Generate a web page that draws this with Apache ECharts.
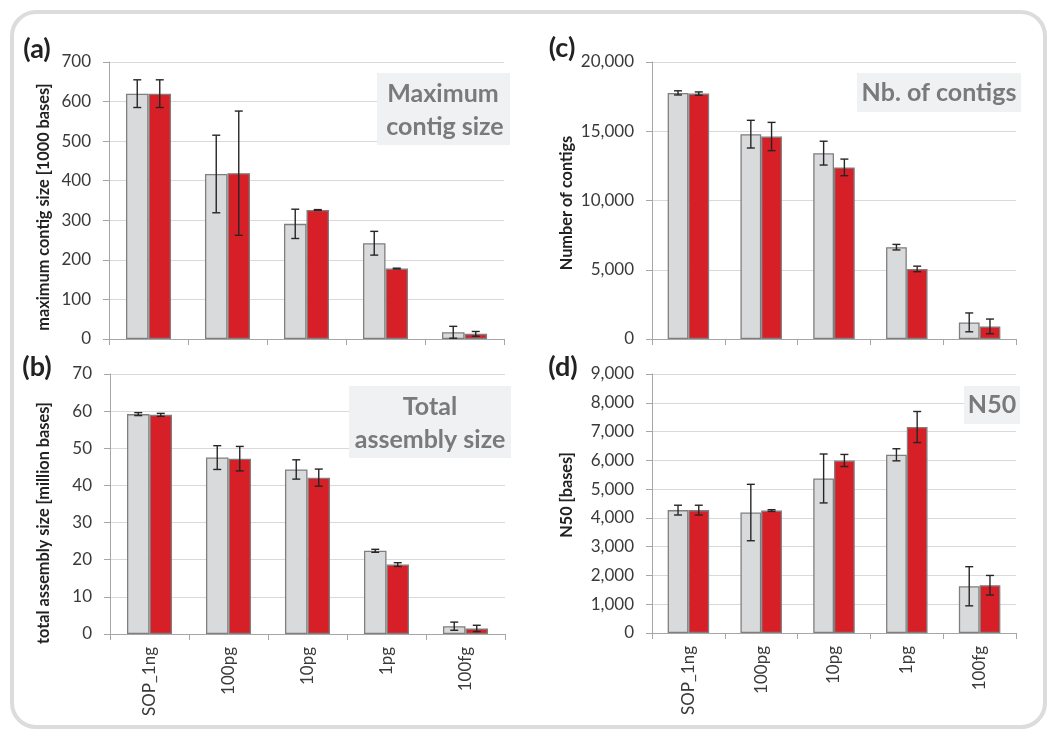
<!DOCTYPE html>
<html><head><meta charset="utf-8">
<script src="https://cdn.jsdelivr.net/npm/echarts@6/dist/echarts.min.js"></script>
<style>html,body{margin:0;padding:0;background:#fff;}#c{width:1051px;height:732px;}</style>
</head><body><div id="c"></div>
<script>
var categories = ['SOP_1ng', '100pg', '10pg', '1pg', '100fg'];

var maxContigGray = [620, 417, 291, 242, 17];
var maxContigGrayErr = [35, 98, 37, 30, 15];
var maxContigRed = [620, 419, 326, 178, 13];
var maxContigRedErr = [35, 157, 1, 1, 6];

var totalGray = [59.2, 47.5, 44.3, 22.4, 2.1];
var totalGrayErr = [0.4, 3.2, 2.6, 0.4, 1.1];
var totalRed = [59.0, 47.2, 42.1, 18.7, 1.5];
var totalRedErr = [0.4, 3.3, 2.3, 0.5, 0.85];

var contigsGray = [17770, 14790, 13420, 6630, 1200];
var contigsGrayErr = [150, 1000, 860, 200, 680];
var contigsRed = [17720, 14620, 12390, 5060, 910];
var contigsRedErr = [120, 1020, 600, 200, 530];

var n50Gray = [4270, 4186, 5370, 6193, 1624];
var n50GrayErr = [170, 980, 850, 210, 680];
var n50Red = [4270, 4255, 5995, 7157, 1660];
var n50RedErr = [170, 30, 210, 540, 340];

var yMax = [700, 70, 20000, 9000];
var yInterval = [100, 10, 5000, 1000];

var FONT = 'Lato';
var GRAY = '#d9dadc', RED = '#d71f27', EDGE = '#7f7f7f';
var CAT_GAP = 0.43;

var grids = [
  {left: 109, top: 62, width: 395, height: 277},
  {left: 110, top: 374, width: 395, height: 260},
  {left: 652, top: 62, width: 364, height: 277},
  {left: 652, top: 374, width: 364, height: 259}
];

var panels = [
  {g: maxContigGray, ge: maxContigGrayErr, r: maxContigRed, re: maxContigRedErr, labels: false},
  {g: totalGray, ge: totalGrayErr, r: totalRed, re: totalRedErr, labels: true},
  {g: contigsGray, ge: contigsGrayErr, r: contigsRed, re: contigsRedErr, labels: false},
  {g: n50Gray, ge: n50GrayErr, r: n50Red, re: n50RedErr, labels: true}
];

function fmt(v) { return Number(v).toLocaleString('en-US'); }

var xAxes = [], yAxes = [], series = [];
panels.forEach(function (p, i) {
  xAxes.push({
    type: 'category', gridIndex: i, data: categories,
    axisLine: {lineStyle: {color: '#a6a6a6', width: 1}},
    axisTick: {show: true, length: 6, lineStyle: {color: '#a6a6a6'}},
    axisLabel: {show: p.labels, rotate: 90, margin: 13, color: '#3a3a3a', fontFamily: FONT, fontSize: 17}
  });
  yAxes.push({
    type: 'value', gridIndex: i, min: 0, max: yMax[i], interval: yInterval[i],
    axisLine: {show: true, lineStyle: {color: '#a6a6a6', width: 1}},
    axisTick: {show: true, length: 6, lineStyle: {color: '#a6a6a6'}},
    splitLine: {lineStyle: {color: '#d9d9d9', width: 1}},
    axisLabel: {margin: 18, color: '#3a3a3a', fontFamily: FONT, fontSize: 17, formatter: fmt}
  });
  series.push({
    type: 'bar', xAxisIndex: i, yAxisIndex: i, data: p.g,
    barGap: '0%', barCategoryGap: (CAT_GAP * 100) + '%',
    itemStyle: {color: GRAY, borderColor: EDGE, borderWidth: 1.3}, silent: true
  });
  series.push({
    type: 'bar', xAxisIndex: i, yAxisIndex: i, data: p.r,
    barGap: '0%', barCategoryGap: (CAT_GAP * 100) + '%',
    itemStyle: {color: RED, borderColor: EDGE, borderWidth: 1.3}, silent: true
  });
  [[p.g, p.ge, -1], [p.r, p.re, 1]].forEach(function (s) {
    var data = s[0].map(function (v, k) { return [k, v, s[1][k]]; });
    var side = s[2];
    series.push({
      type: 'custom', xAxisIndex: i, yAxisIndex: i, data: data, silent: true, z: 5,
      encode: {x: 0, y: 1},
      renderItem: function (params, api) {
        var k = api.value(0), v = api.value(1), e = api.value(2);
        var band = api.size([1, 0])[0];
        var bw = band * (1 - CAT_GAP) / 2;
        var c = api.coord([k, v]);
        var x = c[0] + side * bw / 2;
        var top = api.coord([k, v + e])[1];
        var bot = api.coord([k, v - e])[1];
        var cap = 4;
        var st = {stroke: '#262626', lineWidth: 1.4};
        return {type: 'group', children: [
          {type: 'line', shape: {x1: x, y1: top, x2: x, y2: bot}, style: st},
          {type: 'line', shape: {x1: x - cap, y1: top, x2: x + cap, y2: top}, style: st},
          {type: 'line', shape: {x1: x - cap, y1: bot, x2: x + cap, y2: bot}, style: st}
        ]};
      }
    });
  });
});

var boxFill = '#f0f1f3', boxText = '#7a7a7a';
function box(x, y, w, h) {
  return {type: 'rect', shape: {x: x, y: y, width: w, height: h}, style: {fill: boxFill}, z: 1};
}
function btext(x, y, t) {
  return {type: 'text', x: x, y: y, z: 2, style: {text: t, fill: boxText, font: 'bold 25px ' + FONT, textAlign: 'center', textVerticalAlign: 'middle'}};
}
function plabel(x, y, t) {
  return {type: 'text', x: x, y: y, style: {text: t, fill: '#222', font: 'bold 27px ' + FONT, textAlign: 'center', textVerticalAlign: 'middle'}};
}
function yname(x, y, t) {
  return {type: 'text', x: x, y: y, rotation: Math.PI / 2, style: {text: t, fill: '#222', font: 'bold 16.3px ' + FONT, textAlign: 'center', textVerticalAlign: 'middle'}};
}

var graphics = [
  {type: 'rect', shape: {x: 12, y: 12, width: 1033, height: 715, r: 24}, style: {fill: 'none', stroke: '#dcdcdc', lineWidth: 4}},
  box(377, 73, 133, 72), btext(443, 94, 'Maximum'), btext(445, 127, 'contig size'),
  box(349, 386, 162, 72), btext(430, 407, 'Total'), btext(430, 440, 'assembly size'),
  box(857, 73, 164, 39), btext(939, 93, 'Nb. of contigs'),
  box(964, 386, 56, 38), btext(992, 405, 'N50'),
  plabel(37, 49, '(a)'), plabel(37, 367, '(b)'), plabel(562, 48, '(c)'), plabel(563, 367, '(d)'),
  yname(44, 207, 'maximum contig size [1000 bases]'),
  yname(44, 523, 'total assembly size [million bases]'),
  yname(567, 203, 'Number of contigs'),
  yname(567, 495, 'N50 [bases]')
];

var chart = echarts.init(document.getElementById('c'), null, {renderer: 'canvas'});
chart.setOption({
  animation: false,
  backgroundColor: '#fff',
  grid: grids,
  xAxis: xAxes,
  yAxis: yAxes,
  series: series,
  graphic: graphics
});
</script></body></html>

● Work to complete
Restate only the lines running from the start of the material above through the line containing "var CAT_GAP = 0.43;", ends included. No pictures.

● Task result
Generate a web page that draws this with Apache ECharts.
<!DOCTYPE html>
<html><head><meta charset="utf-8">
<script src="https://cdn.jsdelivr.net/npm/echarts@6/dist/echarts.min.js"></script>
<style>html,body{margin:0;padding:0;background:#fff;}#c{width:1051px;height:732px;}</style>
</head><body><div id="c"></div>
<script>
var categories = ['SOP_1ng', '100pg', '10pg', '1pg', '100fg'];

var maxContigGray = [620, 417, 291, 242, 17];
var maxContigGrayErr = [35, 98, 37, 30, 15];
var maxContigRed = [620, 419, 326, 178, 13];
var maxContigRedErr = [35, 157, 1, 1, 6];

var totalGray = [59.2, 47.5, 44.3, 22.4, 2.1];
var totalGrayErr = [0.4, 3.2, 2.6, 0.4, 1.1];
var totalRed = [59.0, 47.2, 42.1, 18.7, 1.5];
var totalRedErr = [0.4, 3.3, 2.3, 0.5, 0.85];

var contigsGray = [17770, 14790, 13420, 6630, 1200];
var contigsGrayErr = [150, 1000, 860, 200, 680];
var contigsRed = [17720, 14620, 12390, 5060, 910];
var contigsRedErr = [120, 1020, 600, 200, 530];

var n50Gray = [4270, 4186, 5370, 6193, 1624];
var n50GrayErr = [170, 980, 850, 210, 680];
var n50Red = [4270, 4255, 5995, 7157, 1660];
var n50RedErr = [170, 30, 210, 540, 340];

var yMax = [700, 70, 20000, 9000];
var yInterval = [100, 10, 5000, 1000];

var FONT = 'Lato';
var GRAY = '#d9dadc', RED = '#d71f27', EDGE = '#7f7f7f';
var CAT_GAP = 0.43;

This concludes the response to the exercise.